A growing chorus of federal district courts have held that unions cannot be held liable for damages for collecting fair-share fees from public employees in accordance with existing state statutes prior to the Supreme Court’s holding that such fee requirements were unconstitutional.

In Janus v. AFSCME Council 31, 138 S. Ct. 2448 (2018), the Supreme Court overruled its longstanding precedent, Abood v. Detroit Board of Education, 431 U.S. 209 (1977), which had upheld a state statute requiring public employees to pay their fair share of their union’s costs of collective bargaining and contract administration.

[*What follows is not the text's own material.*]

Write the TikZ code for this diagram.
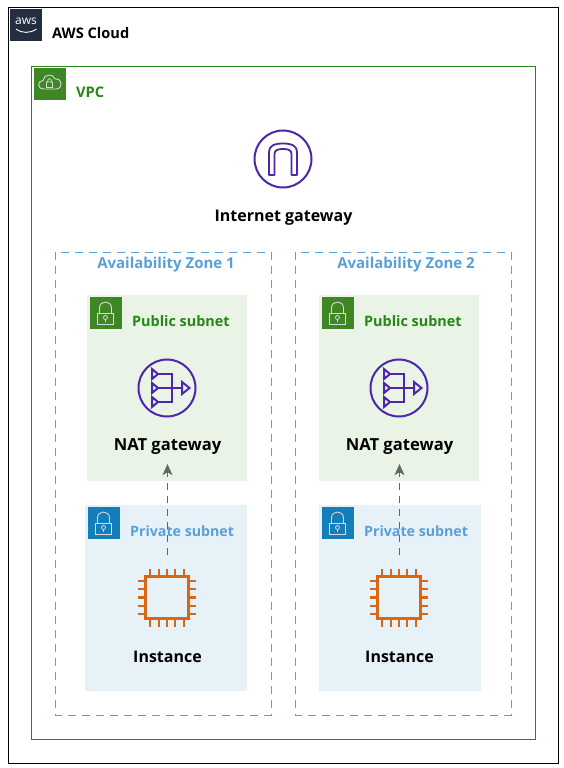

The United States District Court for the Central District Illinois dismissed claims seeking damages for fair-share fees collected before the Janus decision, holding that the defendant unions were entitled to a good-faith defense to liability as a matter of law and rejecting the plaintiff’s many arguments as to why the good-faith defense did not apply. As the Court summarized, until the Supreme Court overruled Abood, “reliance on Abood was nothing less than justified reliance on the law of the land. The Court agrees with the other courts to have considered this question and holds Defendants’ good faith is established as a matter of law.” Mooney v. Ill. Educ. Ass’n, No. 1:18-cv-01439, 2019 WL _______ (C.D. Ill. Apr. 11, 2019),

The United States District Court for the Northern District of Ohio came to the same conclusion, granting the Ohio Education Association’s motion to dismiss a complaint seeking damages for fair-share fees collected before Janus. The court reasoned that the union “collected fees under the binding precedent of Abood and the subsequent state statutes it spawned” and thus acted in good faith and “did not violate the United States Constitution.” Lee v. Ohio Educ. Ass’n, No. 1:18CV1420, 2019 WL 1323622, at *2 (N.D. Ohio Mar. 25, 2019).

In addition, on remand of the Janus case itself from the Supreme Court, the United States District Court for the Northern District of Illinois granted summary judgment to AFSCME Council 31 on the plaintiff’s request for damages, holding that the union’s good-faith reliance on a statute that was constitutional under then-existing law was a complete defense. “AFSCME followed the law and could not reasonably anticipate that the law would change,” the court explained. Janus v. AFSCME, No. 15 C 1235, 2019 WL 1239780, at *3 (N.D. Ill. Mar. 18, 2019).